Exodus tells us that God spoke to Moses in a dark dense cloud. Our Psalm reminds us that darkness is not dark to God – the night and the day – it is all the same to God – and God is still present and always there. And even though the angel Gabriel told Mary not to be afraid, she had to be when he told her what was going to happen. Maybe the angel came in the night to Mary; it doesn’t say. But even in her fear, the angel tells her that nothing is impossible with God. And so she trusts God even when she cannot see the path ahead of her.

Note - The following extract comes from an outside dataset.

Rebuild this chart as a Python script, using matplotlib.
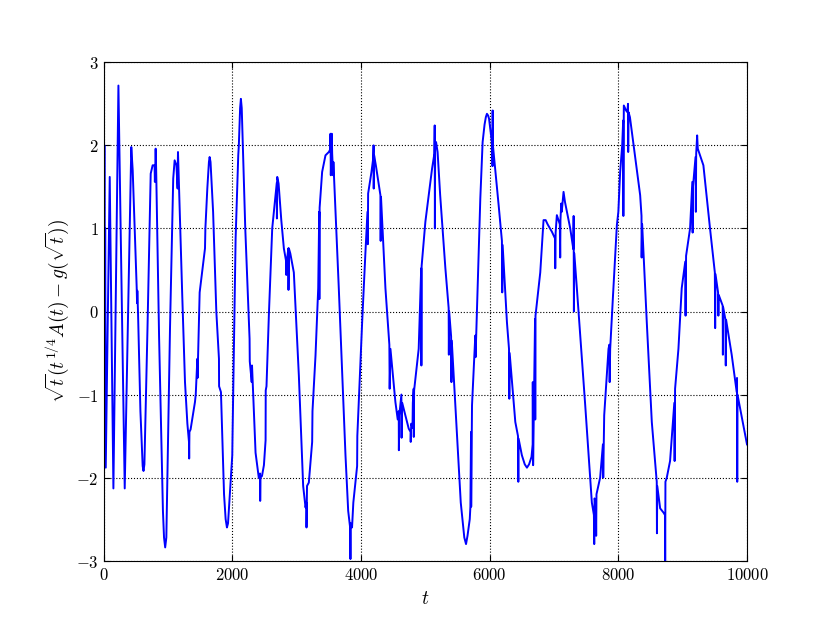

I am about the same age as Barbara Brown Taylor. And as I mentioned, her sermons have often spoken directly to my soul – even in my darkest nights. We both have served as parish ministers. I think that biggest difference between us is that she is a big time introvert and I am fairly extroverted. I think introverts are more comfortable in the dark. We extroverts want lights and talking and noise and energy around us, not the quiet and certainly not the introspection. But early in our careers in the ministry we both wanted the specificity that a divine parent could give us, so we could pass that knowledge onto our parishioners. We wanted God to give us direct answers, clear guidance and specific tasks. Now we are both more comfortable accepting the responsibility for supplying those things ourselves, so we can just rest in the presence of God who accepts all answers, covers all directions and finishes all tasks. I am trying to be comfortable with doubt, uncertainty, and even darkness because I know that I am not alone with my thoughts and feelings and even fears. And I trust that I am not alone in the darkness either.
And so my advent journey continues. Because I do not want to come to the end of my life’s journey and realize that I rejected Love (with a capitol L) because it did not present itself the way I expected it to, or in a form that was acceptable to me.
And so I ask you to go on that journey with me. Let us be like Mary and say yes to God even in our fear. Let us be like Jacob, who limps home in the dawn after glimpsing in the dark the face of Love. Let us be like the Israelites listening to a God who comes to them in a dark cloud. Let us wrestle together and yet not grasp for that which cannot be grasped. Practicing this kind of faith will require us to celebrate the sacraments and blessings of vulnerability, defeat and loss. But since our faith has a lot to say about losing as the precondition for finding, I think we can live with that. May it be so. Amen.
Resources: This sermon borrows liberally and literally (words, sentences, quotes, ideas and whole paragraphs) from the following books.
Learning to Walk in the Dark by Barbara Brown Taylor.
Secrets in the Dark by Frederick Buechner.